**ITEMS**.
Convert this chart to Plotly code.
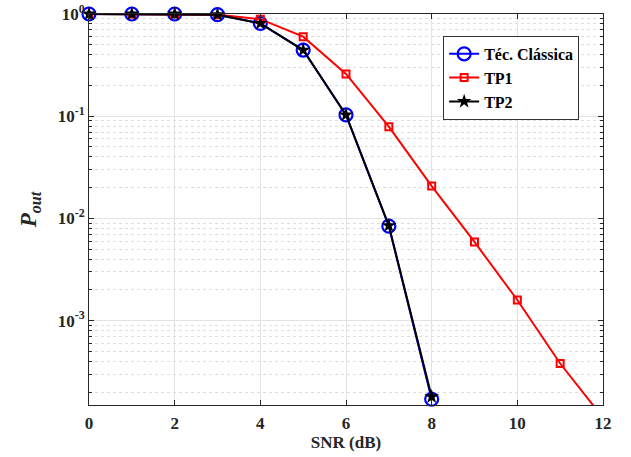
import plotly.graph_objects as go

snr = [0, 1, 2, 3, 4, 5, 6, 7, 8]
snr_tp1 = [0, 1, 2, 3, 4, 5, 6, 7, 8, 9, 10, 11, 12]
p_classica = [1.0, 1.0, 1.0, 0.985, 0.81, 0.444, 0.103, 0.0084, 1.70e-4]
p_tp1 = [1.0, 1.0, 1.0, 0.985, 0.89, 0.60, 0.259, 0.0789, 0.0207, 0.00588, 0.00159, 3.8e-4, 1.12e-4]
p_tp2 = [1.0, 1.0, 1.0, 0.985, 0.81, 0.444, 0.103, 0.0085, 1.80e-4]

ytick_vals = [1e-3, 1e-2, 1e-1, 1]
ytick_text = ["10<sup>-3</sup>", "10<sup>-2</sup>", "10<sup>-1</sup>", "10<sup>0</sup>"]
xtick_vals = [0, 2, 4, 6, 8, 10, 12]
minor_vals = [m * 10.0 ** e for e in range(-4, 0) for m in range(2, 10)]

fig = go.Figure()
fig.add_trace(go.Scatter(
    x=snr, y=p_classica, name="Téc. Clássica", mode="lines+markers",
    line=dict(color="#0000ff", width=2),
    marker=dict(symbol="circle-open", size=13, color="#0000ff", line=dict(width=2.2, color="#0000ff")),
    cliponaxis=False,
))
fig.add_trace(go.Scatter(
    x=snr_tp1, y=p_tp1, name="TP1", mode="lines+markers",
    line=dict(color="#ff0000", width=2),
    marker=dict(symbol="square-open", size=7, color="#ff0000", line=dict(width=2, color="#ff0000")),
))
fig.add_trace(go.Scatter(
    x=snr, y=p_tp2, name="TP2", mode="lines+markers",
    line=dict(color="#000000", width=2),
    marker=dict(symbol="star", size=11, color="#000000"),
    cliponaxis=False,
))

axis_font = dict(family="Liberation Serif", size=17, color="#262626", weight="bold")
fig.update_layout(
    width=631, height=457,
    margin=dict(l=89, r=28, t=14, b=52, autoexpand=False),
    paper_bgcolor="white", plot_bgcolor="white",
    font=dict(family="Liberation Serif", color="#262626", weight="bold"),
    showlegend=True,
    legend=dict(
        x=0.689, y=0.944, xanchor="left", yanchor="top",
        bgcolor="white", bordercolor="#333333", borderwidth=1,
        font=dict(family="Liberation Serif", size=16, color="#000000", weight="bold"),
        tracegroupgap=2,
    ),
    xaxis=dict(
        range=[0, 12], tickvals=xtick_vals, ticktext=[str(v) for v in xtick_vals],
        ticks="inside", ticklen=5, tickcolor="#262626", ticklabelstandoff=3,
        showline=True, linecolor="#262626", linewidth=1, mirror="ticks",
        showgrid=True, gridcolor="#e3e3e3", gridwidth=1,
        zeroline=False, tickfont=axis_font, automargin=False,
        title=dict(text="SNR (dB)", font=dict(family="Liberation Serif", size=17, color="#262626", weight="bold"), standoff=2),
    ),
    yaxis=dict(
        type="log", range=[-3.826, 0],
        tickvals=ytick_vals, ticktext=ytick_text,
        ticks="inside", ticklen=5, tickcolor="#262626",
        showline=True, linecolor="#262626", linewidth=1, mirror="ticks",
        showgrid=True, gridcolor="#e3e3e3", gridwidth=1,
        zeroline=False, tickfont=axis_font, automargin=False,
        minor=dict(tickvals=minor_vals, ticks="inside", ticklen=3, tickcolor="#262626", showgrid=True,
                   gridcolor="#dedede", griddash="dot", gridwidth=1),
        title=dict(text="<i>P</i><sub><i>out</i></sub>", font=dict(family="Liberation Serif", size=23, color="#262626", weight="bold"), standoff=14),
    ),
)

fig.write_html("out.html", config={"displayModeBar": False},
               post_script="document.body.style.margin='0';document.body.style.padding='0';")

* * *

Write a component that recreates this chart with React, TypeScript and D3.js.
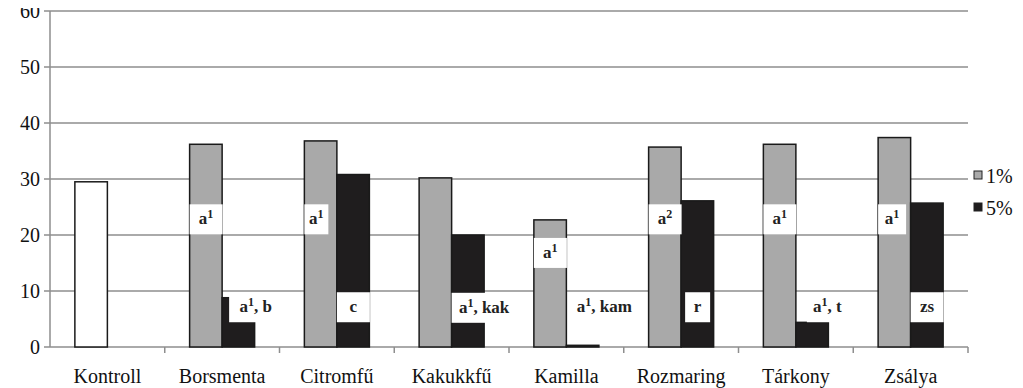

**AIM**.
Retype exactly the lines from the one with "Convert this chart to Plotly code." through the one with "minor_vals = [m", both included, and nothing else; leave out the pictures.

**TASK OUTPUT**.
Convert this chart to Plotly code.
import plotly.graph_objects as go

snr = [0, 1, 2, 3, 4, 5, 6, 7, 8]
snr_tp1 = [0, 1, 2, 3, 4, 5, 6, 7, 8, 9, 10, 11, 12]
p_classica = [1.0, 1.0, 1.0, 0.985, 0.81, 0.444, 0.103, 0.0084, 1.70e-4]
p_tp1 = [1.0, 1.0, 1.0, 0.985, 0.89, 0.60, 0.259, 0.0789, 0.0207, 0.00588, 0.00159, 3.8e-4, 1.12e-4]
p_tp2 = [1.0, 1.0, 1.0, 0.985, 0.81, 0.444, 0.103, 0.0085, 1.80e-4]

ytick_vals = [1e-3, 1e-2, 1e-1, 1]
ytick_text = ["10<sup>-3</sup>", "10<sup>-2</sup>", "10<sup>-1</sup>", "10<sup>0</sup>"]
xtick_vals = [0, 2, 4, 6, 8, 10, 12]
minor_vals = [m * 10.0 ** e for e in range(-4, 0) for m in range(2, 10)]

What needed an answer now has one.